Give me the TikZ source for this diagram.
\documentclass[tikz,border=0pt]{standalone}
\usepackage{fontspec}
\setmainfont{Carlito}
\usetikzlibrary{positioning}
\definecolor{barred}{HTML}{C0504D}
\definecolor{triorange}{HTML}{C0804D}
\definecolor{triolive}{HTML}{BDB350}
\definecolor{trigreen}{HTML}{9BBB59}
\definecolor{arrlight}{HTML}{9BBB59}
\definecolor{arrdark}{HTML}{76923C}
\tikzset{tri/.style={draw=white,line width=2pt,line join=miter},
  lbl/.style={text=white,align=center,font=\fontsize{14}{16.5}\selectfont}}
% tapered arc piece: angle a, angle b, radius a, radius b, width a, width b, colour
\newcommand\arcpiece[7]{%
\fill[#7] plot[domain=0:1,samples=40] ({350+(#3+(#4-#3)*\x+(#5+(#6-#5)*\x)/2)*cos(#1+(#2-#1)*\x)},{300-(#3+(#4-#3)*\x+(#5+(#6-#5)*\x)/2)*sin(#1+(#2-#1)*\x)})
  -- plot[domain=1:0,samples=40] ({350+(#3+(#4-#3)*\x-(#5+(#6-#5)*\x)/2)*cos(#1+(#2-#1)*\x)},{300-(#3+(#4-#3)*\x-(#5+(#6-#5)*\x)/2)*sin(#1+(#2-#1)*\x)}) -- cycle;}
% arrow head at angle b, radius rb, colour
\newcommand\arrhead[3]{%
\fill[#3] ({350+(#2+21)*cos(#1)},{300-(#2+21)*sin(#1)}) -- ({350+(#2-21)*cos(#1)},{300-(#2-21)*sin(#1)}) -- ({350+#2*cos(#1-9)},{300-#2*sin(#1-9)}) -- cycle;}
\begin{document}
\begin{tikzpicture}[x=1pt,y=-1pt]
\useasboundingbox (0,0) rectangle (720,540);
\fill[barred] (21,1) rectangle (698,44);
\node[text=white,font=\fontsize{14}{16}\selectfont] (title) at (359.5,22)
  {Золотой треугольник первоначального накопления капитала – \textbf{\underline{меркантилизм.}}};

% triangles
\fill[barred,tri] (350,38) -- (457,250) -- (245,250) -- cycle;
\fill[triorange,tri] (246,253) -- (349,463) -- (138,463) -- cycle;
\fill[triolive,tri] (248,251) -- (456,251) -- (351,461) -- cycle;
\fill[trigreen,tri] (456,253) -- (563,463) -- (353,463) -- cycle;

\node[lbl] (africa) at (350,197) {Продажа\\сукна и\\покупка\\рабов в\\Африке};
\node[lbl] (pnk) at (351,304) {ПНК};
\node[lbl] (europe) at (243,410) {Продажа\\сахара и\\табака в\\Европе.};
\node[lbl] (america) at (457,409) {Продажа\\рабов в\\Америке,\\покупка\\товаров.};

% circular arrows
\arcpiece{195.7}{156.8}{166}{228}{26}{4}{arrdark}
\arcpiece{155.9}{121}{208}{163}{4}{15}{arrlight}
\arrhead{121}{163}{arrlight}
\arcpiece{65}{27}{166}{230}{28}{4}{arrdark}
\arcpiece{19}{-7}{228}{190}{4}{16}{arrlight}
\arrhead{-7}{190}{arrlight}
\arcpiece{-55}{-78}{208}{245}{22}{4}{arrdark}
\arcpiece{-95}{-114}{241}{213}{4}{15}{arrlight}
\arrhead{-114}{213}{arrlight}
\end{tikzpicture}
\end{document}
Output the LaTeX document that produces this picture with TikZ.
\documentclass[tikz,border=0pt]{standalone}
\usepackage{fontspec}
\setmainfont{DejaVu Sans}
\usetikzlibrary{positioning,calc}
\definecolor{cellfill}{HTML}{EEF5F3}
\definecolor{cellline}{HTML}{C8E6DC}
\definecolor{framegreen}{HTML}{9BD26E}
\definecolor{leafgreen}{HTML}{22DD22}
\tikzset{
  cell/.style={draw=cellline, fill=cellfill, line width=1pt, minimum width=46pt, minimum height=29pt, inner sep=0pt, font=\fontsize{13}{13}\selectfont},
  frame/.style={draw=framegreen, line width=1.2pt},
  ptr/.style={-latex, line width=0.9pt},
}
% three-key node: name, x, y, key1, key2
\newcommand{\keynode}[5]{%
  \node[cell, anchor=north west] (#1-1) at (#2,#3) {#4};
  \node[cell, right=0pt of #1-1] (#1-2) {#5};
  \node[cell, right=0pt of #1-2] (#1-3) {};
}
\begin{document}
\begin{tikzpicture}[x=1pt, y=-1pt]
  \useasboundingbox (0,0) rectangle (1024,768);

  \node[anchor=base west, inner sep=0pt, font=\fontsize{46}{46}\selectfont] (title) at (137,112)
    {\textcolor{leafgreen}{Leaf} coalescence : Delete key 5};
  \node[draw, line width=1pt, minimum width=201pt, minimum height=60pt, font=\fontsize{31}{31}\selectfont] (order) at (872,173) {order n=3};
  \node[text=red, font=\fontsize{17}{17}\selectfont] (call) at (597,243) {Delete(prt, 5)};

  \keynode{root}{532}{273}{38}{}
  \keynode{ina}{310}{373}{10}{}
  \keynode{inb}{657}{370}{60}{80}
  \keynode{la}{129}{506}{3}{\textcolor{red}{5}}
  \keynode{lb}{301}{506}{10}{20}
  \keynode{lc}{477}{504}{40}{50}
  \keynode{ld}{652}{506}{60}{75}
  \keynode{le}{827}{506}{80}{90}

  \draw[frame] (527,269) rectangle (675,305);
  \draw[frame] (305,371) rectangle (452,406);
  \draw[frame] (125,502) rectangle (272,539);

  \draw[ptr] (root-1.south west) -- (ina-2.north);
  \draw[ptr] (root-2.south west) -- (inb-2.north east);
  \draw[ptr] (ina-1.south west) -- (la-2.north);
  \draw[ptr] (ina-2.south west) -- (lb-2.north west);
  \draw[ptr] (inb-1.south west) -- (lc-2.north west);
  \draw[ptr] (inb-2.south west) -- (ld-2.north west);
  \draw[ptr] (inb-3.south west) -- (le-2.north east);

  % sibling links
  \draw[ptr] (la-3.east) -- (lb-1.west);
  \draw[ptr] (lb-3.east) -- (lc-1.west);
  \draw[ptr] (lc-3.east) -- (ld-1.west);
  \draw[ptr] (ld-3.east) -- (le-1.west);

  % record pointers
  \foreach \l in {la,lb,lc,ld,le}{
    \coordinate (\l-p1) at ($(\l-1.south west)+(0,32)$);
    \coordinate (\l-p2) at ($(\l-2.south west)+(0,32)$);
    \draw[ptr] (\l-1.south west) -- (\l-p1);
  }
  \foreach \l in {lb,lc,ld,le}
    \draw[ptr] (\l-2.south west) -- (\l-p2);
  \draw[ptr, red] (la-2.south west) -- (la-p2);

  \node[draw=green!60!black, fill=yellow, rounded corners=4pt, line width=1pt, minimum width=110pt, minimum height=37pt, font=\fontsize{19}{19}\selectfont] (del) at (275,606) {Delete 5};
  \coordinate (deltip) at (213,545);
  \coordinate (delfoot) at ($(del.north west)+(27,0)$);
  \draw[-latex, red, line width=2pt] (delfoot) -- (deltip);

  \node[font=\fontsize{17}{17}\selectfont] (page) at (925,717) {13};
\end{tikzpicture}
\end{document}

---

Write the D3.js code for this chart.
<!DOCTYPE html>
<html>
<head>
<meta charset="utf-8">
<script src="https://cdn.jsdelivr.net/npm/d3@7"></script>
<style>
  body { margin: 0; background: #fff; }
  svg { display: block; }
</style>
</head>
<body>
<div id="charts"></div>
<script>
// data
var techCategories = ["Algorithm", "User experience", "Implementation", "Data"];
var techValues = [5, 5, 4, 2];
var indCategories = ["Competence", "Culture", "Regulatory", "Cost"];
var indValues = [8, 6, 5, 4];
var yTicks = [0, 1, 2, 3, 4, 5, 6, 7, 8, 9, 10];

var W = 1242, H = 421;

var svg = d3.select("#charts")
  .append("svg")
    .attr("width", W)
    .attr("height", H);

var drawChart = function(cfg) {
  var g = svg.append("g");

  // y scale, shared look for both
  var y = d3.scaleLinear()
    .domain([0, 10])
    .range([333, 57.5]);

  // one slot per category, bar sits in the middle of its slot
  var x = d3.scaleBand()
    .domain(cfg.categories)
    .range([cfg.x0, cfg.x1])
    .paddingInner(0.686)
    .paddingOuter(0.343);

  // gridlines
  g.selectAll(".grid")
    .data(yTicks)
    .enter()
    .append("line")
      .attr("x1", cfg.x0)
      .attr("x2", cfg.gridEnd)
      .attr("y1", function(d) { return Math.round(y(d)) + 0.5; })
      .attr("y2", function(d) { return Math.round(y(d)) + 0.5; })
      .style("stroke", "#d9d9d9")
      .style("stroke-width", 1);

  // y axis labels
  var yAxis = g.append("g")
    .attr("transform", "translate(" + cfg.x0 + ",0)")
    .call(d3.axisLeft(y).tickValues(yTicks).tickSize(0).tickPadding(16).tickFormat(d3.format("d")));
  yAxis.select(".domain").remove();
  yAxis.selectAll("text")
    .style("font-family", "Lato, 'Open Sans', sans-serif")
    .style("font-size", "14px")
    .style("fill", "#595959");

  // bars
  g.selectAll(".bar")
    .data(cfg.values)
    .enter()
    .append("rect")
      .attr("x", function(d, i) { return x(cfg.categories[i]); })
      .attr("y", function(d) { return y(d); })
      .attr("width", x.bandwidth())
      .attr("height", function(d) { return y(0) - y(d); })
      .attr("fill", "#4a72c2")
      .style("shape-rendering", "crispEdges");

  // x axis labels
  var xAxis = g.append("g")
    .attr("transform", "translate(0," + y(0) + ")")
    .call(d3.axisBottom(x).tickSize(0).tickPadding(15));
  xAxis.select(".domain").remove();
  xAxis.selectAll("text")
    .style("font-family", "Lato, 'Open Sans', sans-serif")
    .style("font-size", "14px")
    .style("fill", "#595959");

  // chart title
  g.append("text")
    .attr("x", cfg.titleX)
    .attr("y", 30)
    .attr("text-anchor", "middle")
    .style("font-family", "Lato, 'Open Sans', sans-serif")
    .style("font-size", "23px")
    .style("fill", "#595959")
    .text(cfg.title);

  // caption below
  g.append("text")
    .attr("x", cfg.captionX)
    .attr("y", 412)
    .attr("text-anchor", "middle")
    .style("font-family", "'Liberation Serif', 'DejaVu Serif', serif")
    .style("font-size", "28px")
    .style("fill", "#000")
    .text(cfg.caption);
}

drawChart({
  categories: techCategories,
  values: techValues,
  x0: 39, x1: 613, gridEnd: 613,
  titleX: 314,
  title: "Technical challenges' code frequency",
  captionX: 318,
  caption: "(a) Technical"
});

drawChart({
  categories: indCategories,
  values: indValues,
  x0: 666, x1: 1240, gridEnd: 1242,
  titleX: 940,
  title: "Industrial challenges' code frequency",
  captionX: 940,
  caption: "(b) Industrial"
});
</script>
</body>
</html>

* [The exercise]:
Extract all lines from the material above that include the word "this".

* [Complete output]:
Give me the TikZ source for this diagram.
Output the LaTeX document that produces this picture with TikZ.
Write the D3.js code for this chart.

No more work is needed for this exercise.